▶ [Entries with chart source code]:
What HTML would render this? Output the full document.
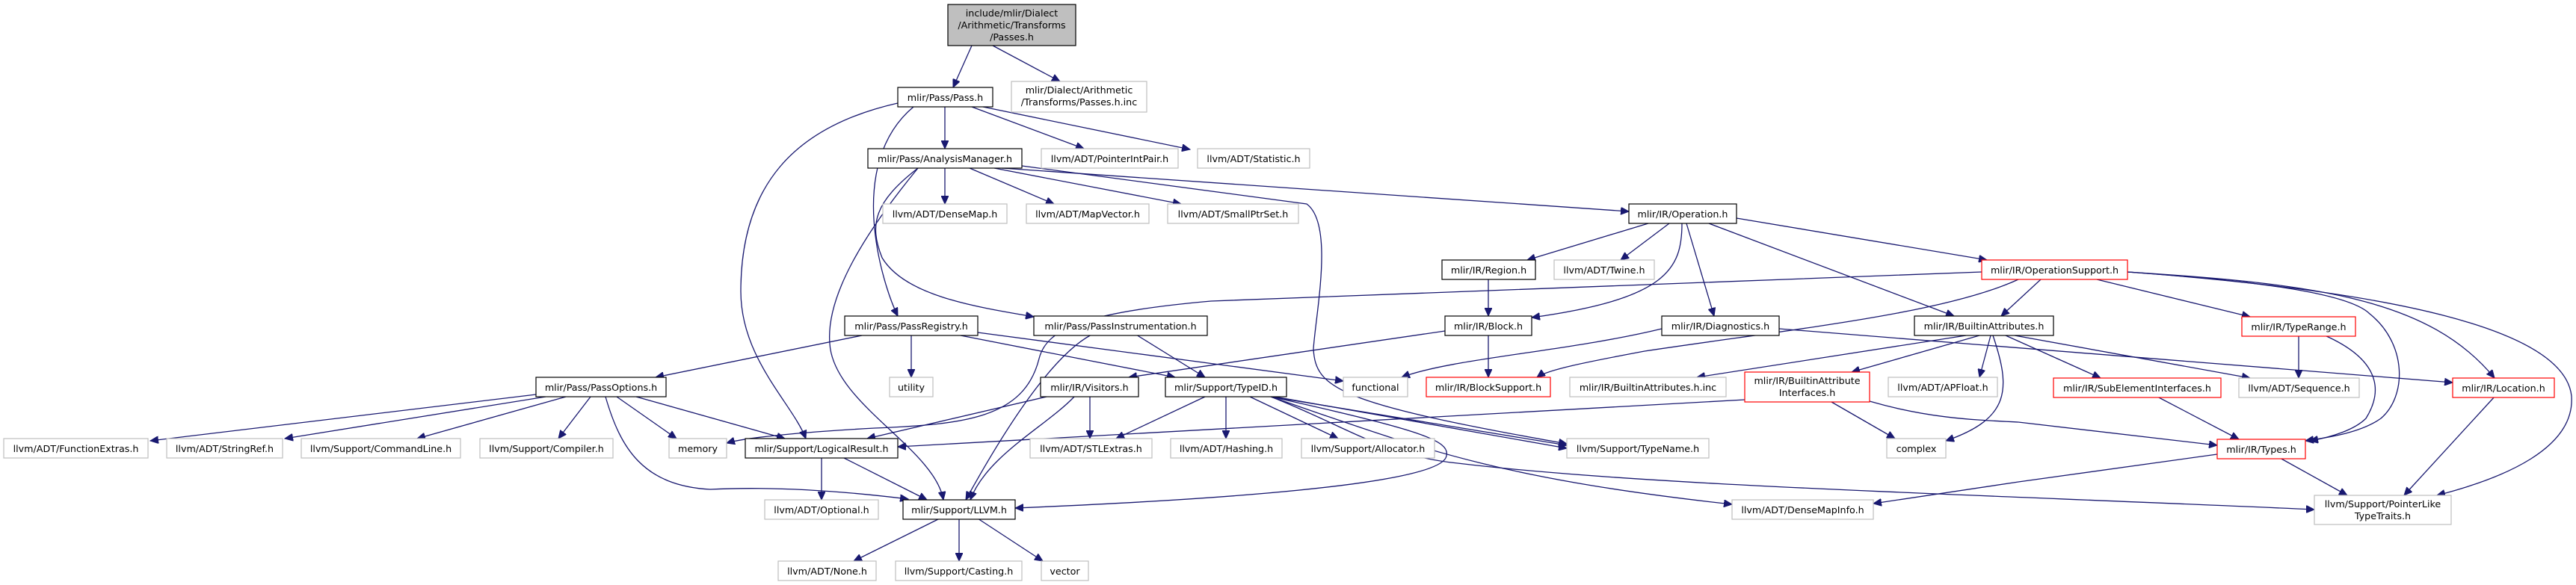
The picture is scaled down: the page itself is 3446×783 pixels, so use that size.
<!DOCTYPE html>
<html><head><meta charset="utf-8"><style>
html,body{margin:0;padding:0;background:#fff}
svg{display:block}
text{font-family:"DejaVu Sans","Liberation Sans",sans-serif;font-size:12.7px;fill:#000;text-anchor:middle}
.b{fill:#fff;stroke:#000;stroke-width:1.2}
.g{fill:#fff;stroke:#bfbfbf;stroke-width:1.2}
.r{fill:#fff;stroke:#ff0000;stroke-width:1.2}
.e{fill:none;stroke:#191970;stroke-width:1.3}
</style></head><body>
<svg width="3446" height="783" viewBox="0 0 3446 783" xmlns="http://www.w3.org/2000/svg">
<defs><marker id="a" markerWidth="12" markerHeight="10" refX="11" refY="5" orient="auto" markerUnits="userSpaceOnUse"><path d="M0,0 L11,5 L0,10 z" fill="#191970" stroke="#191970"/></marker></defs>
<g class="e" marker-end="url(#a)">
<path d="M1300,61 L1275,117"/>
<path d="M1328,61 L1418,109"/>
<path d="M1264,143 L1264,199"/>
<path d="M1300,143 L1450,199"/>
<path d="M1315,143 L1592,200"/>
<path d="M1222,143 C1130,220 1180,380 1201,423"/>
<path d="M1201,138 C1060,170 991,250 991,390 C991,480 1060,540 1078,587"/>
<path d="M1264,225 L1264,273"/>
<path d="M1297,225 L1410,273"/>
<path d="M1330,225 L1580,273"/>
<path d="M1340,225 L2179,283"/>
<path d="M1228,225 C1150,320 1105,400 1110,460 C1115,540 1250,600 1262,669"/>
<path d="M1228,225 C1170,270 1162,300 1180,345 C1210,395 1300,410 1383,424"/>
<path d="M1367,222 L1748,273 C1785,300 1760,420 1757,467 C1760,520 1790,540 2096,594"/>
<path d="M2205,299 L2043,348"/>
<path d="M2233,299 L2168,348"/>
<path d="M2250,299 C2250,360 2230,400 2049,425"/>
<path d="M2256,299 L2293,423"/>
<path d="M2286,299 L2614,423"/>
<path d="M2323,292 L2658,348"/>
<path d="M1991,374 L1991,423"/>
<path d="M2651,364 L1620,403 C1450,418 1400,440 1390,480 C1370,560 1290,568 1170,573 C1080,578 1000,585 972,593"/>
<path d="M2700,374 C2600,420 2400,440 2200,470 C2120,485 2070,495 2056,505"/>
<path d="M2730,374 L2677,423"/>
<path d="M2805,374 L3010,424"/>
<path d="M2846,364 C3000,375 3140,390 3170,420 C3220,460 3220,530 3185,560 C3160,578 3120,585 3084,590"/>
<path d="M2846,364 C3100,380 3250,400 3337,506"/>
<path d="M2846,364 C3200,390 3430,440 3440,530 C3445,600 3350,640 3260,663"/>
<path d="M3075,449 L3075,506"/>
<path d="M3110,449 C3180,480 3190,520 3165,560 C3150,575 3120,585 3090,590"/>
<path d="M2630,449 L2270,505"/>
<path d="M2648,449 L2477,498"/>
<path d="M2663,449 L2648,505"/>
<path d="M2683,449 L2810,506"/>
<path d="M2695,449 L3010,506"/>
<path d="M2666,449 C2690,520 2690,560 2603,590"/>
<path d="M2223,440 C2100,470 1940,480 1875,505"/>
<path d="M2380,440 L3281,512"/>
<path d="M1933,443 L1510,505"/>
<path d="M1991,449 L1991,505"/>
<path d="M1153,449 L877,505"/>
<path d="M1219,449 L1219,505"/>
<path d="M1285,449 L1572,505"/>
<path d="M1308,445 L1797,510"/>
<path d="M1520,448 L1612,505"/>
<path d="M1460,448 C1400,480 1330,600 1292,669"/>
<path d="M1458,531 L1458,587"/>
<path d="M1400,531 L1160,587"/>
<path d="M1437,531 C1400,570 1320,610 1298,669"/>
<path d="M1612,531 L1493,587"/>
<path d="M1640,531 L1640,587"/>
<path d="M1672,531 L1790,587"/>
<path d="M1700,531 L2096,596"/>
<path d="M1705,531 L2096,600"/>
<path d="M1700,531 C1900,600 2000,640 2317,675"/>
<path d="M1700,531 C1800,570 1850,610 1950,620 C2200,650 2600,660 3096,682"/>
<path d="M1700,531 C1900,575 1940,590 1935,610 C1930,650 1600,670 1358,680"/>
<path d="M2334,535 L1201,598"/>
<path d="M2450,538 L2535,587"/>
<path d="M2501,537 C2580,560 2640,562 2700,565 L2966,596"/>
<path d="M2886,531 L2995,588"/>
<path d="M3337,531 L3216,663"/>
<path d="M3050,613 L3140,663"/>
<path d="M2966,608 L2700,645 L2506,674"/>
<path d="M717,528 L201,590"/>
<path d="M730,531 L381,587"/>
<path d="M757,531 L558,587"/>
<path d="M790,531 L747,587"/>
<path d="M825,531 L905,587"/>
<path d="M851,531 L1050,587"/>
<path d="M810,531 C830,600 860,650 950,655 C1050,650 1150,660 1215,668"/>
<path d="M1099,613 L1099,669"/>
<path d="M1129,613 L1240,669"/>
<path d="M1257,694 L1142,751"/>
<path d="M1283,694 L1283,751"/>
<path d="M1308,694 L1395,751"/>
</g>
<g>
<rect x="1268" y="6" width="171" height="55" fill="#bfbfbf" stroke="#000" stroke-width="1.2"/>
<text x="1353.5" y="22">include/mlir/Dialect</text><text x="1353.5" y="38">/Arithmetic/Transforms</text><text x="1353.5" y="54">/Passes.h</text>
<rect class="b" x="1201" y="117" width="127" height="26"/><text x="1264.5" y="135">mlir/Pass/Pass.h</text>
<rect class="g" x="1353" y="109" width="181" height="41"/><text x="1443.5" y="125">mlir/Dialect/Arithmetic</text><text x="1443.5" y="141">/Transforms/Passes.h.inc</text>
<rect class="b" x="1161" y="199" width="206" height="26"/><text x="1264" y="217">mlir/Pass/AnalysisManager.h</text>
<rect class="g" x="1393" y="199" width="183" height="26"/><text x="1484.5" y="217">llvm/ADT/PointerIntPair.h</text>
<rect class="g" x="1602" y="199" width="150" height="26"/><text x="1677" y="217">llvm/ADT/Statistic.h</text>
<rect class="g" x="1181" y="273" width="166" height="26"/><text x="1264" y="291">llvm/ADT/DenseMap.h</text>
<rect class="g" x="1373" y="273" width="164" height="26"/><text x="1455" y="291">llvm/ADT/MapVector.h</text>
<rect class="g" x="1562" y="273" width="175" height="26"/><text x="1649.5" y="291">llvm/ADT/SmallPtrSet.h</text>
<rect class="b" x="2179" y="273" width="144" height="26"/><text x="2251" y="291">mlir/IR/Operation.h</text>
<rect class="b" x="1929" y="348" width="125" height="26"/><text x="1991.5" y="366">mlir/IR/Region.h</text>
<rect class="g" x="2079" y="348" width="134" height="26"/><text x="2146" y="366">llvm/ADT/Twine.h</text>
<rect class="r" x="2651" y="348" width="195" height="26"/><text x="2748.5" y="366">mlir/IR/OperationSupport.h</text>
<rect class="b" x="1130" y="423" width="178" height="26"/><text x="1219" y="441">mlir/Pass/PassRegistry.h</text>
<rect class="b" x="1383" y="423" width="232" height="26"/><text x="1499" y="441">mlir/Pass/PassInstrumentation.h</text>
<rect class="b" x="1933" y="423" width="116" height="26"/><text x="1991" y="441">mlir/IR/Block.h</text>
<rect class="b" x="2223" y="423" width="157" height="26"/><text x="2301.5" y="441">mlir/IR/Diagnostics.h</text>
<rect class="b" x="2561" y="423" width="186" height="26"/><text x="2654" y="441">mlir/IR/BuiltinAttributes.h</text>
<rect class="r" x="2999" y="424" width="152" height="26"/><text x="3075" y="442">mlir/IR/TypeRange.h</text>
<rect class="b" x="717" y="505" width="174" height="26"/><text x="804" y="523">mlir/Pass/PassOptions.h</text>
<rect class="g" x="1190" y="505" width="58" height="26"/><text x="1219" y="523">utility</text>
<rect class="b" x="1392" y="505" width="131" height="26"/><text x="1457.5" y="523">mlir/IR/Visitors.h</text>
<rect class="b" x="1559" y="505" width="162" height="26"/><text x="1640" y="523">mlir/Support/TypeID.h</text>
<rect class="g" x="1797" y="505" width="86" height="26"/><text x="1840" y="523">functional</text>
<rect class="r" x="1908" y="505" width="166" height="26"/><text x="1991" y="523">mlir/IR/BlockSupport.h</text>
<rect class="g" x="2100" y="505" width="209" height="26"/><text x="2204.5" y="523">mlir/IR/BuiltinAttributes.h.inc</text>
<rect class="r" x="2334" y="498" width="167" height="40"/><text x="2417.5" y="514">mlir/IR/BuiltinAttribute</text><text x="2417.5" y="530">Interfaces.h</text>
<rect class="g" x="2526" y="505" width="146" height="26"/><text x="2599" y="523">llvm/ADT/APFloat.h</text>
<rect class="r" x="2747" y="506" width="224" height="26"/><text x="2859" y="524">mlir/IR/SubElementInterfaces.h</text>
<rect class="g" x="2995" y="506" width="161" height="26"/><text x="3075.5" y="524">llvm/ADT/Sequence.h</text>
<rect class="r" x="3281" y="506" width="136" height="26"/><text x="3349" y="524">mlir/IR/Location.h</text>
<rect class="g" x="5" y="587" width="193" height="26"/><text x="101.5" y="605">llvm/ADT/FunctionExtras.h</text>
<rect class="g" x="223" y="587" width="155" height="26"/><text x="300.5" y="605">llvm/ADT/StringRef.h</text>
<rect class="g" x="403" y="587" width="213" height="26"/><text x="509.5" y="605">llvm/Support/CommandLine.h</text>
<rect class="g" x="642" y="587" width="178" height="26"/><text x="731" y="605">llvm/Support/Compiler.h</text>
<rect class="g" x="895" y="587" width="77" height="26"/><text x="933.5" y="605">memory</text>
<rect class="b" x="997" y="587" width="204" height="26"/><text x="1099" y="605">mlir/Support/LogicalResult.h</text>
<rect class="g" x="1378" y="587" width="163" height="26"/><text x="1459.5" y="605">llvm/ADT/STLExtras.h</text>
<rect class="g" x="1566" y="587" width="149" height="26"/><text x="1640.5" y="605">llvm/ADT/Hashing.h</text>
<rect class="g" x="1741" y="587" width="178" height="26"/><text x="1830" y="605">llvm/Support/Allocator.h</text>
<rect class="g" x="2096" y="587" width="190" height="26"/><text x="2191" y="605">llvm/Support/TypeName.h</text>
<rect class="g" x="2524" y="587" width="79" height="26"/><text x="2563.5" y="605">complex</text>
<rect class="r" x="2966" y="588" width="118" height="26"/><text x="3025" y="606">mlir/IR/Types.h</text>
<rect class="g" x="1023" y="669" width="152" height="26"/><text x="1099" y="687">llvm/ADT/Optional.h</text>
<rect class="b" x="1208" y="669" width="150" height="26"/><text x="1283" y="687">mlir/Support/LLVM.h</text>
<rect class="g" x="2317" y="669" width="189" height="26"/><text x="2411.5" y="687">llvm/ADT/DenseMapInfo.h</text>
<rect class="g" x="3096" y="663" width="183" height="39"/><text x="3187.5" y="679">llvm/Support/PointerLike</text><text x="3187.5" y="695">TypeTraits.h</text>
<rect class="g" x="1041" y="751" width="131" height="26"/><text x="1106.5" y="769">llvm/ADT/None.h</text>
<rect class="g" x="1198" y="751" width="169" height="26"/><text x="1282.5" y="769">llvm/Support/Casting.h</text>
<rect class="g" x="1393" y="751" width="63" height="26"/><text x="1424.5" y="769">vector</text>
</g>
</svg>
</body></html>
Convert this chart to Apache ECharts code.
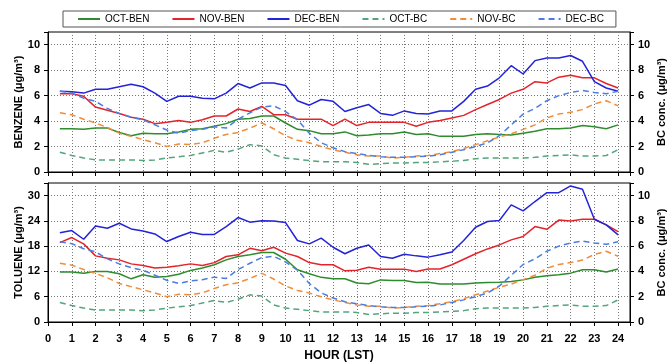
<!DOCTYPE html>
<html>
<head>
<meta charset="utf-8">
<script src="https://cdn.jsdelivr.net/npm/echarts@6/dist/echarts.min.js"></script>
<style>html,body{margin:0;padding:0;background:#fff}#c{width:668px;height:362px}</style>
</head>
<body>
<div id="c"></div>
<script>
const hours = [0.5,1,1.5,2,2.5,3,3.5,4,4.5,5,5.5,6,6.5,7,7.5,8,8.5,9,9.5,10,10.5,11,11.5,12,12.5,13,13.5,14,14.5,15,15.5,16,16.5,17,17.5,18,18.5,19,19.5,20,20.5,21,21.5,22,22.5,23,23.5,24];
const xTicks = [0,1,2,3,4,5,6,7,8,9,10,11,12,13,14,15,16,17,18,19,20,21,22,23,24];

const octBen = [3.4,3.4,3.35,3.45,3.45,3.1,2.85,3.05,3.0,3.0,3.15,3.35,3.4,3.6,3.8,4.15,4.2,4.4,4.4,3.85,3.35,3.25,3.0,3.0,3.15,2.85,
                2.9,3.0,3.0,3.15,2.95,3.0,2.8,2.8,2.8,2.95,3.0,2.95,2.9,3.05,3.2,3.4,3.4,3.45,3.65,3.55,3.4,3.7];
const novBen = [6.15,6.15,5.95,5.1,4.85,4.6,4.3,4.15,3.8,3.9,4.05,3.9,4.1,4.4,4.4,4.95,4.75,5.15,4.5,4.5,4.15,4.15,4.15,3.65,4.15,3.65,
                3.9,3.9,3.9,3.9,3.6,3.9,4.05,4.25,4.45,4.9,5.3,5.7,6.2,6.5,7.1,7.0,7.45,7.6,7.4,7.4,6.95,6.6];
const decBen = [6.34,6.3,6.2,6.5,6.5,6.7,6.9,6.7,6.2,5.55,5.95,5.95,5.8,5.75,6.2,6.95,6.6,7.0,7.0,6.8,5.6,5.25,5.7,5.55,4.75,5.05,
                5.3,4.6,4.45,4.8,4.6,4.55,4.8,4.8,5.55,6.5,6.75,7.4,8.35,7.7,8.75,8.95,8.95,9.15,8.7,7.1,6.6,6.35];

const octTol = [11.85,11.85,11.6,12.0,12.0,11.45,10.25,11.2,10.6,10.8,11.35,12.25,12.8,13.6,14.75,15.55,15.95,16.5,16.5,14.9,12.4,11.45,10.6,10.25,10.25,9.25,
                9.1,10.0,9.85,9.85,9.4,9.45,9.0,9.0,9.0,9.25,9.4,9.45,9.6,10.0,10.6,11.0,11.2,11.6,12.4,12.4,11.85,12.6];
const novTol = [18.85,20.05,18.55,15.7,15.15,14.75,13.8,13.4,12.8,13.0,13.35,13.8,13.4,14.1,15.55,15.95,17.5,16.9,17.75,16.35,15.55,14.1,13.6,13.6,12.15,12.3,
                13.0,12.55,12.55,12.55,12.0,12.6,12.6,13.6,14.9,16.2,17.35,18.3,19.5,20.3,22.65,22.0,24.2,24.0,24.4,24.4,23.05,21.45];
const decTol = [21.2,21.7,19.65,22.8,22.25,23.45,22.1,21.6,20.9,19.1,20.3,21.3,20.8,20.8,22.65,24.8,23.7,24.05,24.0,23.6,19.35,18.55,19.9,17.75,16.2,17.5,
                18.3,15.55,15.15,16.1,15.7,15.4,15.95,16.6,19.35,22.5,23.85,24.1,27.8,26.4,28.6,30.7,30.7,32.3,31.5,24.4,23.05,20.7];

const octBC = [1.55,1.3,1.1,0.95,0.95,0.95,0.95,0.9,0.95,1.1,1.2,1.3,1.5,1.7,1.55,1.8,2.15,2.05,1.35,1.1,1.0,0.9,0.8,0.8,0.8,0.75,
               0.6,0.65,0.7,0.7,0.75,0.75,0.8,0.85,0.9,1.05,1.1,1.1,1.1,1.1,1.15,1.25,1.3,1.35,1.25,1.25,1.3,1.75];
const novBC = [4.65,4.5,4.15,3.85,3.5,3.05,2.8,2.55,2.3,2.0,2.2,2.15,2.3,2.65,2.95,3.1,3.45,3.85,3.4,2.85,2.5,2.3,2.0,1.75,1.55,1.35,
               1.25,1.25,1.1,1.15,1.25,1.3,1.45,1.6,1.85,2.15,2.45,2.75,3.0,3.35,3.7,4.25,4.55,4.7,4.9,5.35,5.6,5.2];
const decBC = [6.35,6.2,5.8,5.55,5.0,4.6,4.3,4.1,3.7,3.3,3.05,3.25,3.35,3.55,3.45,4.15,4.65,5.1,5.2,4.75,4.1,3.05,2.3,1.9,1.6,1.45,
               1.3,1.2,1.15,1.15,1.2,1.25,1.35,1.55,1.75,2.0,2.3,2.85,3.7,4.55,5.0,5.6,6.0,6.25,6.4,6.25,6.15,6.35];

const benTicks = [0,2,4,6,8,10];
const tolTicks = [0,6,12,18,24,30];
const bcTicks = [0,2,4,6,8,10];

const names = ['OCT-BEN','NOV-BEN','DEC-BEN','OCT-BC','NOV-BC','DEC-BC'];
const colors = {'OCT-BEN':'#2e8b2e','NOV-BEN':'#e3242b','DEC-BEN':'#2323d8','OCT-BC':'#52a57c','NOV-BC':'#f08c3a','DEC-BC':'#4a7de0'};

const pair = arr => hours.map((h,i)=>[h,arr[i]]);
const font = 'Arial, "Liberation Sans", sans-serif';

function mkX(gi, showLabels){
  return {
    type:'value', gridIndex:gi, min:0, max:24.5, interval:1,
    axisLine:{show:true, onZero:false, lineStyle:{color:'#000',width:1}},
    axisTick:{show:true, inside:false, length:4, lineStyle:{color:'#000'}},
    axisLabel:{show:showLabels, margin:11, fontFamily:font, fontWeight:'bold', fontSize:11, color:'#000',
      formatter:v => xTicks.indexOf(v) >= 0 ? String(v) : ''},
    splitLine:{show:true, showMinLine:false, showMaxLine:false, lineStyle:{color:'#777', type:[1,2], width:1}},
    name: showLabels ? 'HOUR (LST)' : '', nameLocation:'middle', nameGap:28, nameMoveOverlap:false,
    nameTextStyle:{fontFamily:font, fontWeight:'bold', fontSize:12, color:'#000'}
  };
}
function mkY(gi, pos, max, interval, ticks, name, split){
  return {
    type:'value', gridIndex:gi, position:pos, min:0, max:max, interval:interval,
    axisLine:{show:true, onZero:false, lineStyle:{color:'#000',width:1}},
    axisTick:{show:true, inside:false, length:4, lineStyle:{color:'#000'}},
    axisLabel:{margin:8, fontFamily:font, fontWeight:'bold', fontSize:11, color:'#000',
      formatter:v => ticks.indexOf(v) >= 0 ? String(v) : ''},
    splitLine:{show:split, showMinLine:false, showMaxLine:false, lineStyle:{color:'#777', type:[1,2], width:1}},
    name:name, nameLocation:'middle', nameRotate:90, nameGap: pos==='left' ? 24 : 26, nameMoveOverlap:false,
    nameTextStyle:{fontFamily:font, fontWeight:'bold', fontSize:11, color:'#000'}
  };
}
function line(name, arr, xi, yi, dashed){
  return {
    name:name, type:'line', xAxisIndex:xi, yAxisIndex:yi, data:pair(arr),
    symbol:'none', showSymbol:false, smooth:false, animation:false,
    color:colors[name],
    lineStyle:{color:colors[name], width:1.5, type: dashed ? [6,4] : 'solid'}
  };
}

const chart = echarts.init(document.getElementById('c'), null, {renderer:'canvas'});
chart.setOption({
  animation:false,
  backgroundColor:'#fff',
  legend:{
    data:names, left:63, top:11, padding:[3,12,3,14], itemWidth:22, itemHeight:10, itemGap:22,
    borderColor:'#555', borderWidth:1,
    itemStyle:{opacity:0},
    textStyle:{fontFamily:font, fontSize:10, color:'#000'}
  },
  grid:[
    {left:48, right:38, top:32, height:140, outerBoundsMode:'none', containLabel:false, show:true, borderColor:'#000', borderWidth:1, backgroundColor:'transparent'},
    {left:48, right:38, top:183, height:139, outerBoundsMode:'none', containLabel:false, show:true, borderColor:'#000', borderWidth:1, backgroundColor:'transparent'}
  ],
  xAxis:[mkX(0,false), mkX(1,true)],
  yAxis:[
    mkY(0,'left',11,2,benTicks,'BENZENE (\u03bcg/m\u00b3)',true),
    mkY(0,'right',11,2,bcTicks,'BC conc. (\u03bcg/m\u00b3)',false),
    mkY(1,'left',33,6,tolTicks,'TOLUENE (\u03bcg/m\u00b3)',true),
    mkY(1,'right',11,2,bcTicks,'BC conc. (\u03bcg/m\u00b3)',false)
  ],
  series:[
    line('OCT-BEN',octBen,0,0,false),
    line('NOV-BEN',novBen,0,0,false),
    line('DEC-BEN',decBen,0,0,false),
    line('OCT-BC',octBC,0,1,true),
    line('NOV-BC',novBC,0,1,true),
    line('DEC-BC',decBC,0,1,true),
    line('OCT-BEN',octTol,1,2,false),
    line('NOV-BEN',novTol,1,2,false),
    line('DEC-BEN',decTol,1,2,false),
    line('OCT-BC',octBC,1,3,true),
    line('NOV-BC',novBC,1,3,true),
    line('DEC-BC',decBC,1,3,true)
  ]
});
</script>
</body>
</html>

▶ [Requirements]:
Which lines hold the word "document"? Copy every one of them.

▶ [Response]:
What HTML would render this? Output the full document.
const chart = echarts.init(document.getElementById('c'), null, {renderer:'canvas'});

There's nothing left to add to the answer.